LIGO's detectors
© Enrico SacchettiLIGO's detectors
The news we had finally found ripples in space-time reverberated around the world in 2015. Now it seems they might have been an illusion

THERE was never much doubt that we would observe gravitational waves sooner or later. This rhythmic squeezing and stretching of space and time is a natural consequence of one of science's most well-established theories, Einstein's general relativity. So when we built a machine capable of observing the waves, it seemed that it would be only a matter of time before a detection.

In point of fact, it took two days. The Laser Interferometer Gravitational-Wave Observatory collaboration, better known as LIGO, switched on its upgraded detectors on 12 September 2015. Within 48 hours, it had made its first detection. It took a few months before the researchers were confident enough in the signal to announce a discovery. Headlines around the world soon heralded one of the greatest scientific breakthroughs of the past century. In 2017, a Nobel prize followed. Five other waves have since been spotted.

Or have they? That's the question asked by a group of physicists who have done their own analysis of the data. "We believe that LIGO has failed to make a convincing case for the detection of any gravitational wave event," says Andrew Jackson, the group's spokesperson. According to them, the breakthrough was nothing of the sort: it was all an illusion.

The big news of that first sighting broke on 11 February 2016. In a press conference, senior members of the collaboration announced that their detectors had picked up the signature of gravitational waves emitted as a pair of distant black holes spun into one another.

The misgivings of Jackson's group, based at the Niels Bohr Institute in Copenhagen, Denmark, began with this press conference. The researchers were surprised at the confident language with which the discovery was proclaimed and decided to inspect things more closely.

Their claims are not vexatious, nor do they come from ill-informed troublemakers. Although the researchers don't work on gravitational waves, they have expertise in signal analysis, and experience of working with large data sets such as the cosmic microwave background radiation, the afterglow of the big bang that is spread in a fine pattern across the sky. "These guys are credible scientists," says Duncan Brown at Syracuse University in New York, a gravitational wave expert who recently left the LIGO collaboration.

gravity wave conference
© SAUL LOEB/AFP/Getty ImagesThe first gravitational wave discovery was announced to the world on 11 February 2016
Gravitational waves are triggered by the collision of massive objects such as black holes or neutron stars. They travel for billions of years, alternately squeezing and stretching the space-time in their path. Spreading out in all directions, they get weaker as they go, but they can be detected on Earth with a sufficiently sensitive instrument.

The LIGO collaboration built two such instruments, the Hanford detector in Washington state and the Livingston detector in Louisiana.
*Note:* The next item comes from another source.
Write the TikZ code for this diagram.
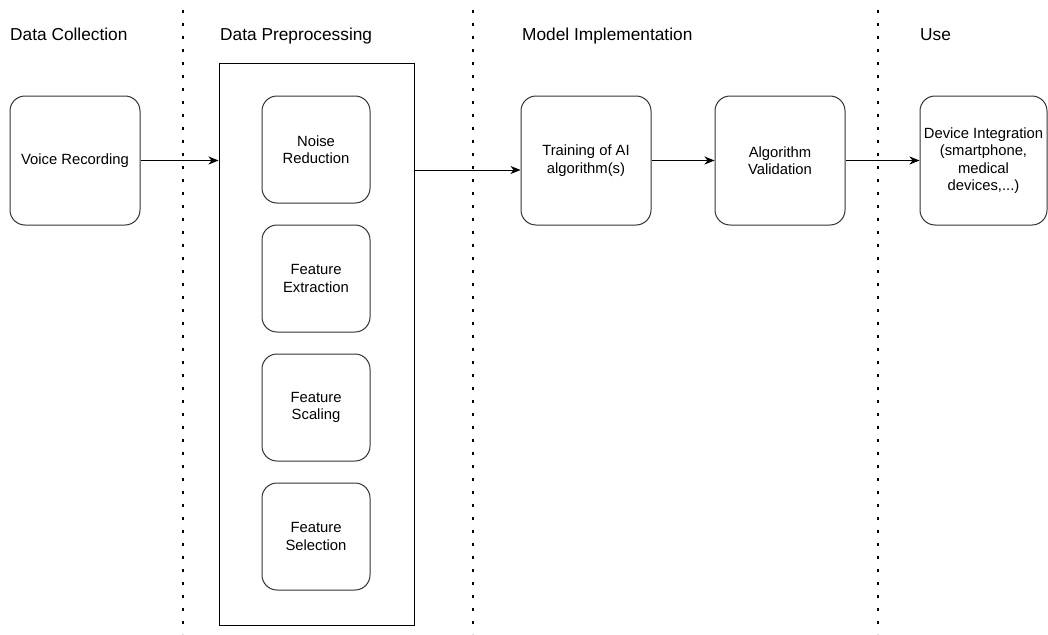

A third, independent instrument called Virgo, located near Pisa, Italy, joined the others in 2017. These "interferometers" shoot lasers down two long tunnels, then reflect them back in such a way that the pulses should arrive at the same time. Passing gravitational waves will distort space-time, making one tunnel longer than the other, and throwing off the synchronisation.

By the time the waves wash over Earth, they are extremely weak, and the sort of change in tunnel length we expect is equivalent to about a thousandth of the diameter of a proton. That is far smaller than the disturbances that come from background seismic tremors and even the natural thermal vibrations of the detector hardware. Noise is a huge problem in gravitational wave detections.

Hence why there are detectors in different places. We know that gravitational waves travel at the speed of light, so any signal is only legitimate if it appears in all the detectors at the right time interval. Subtract that common signal, and what is left is residual noise unique to each detector at any moment, because its seismic vibrations and so on constantly vary.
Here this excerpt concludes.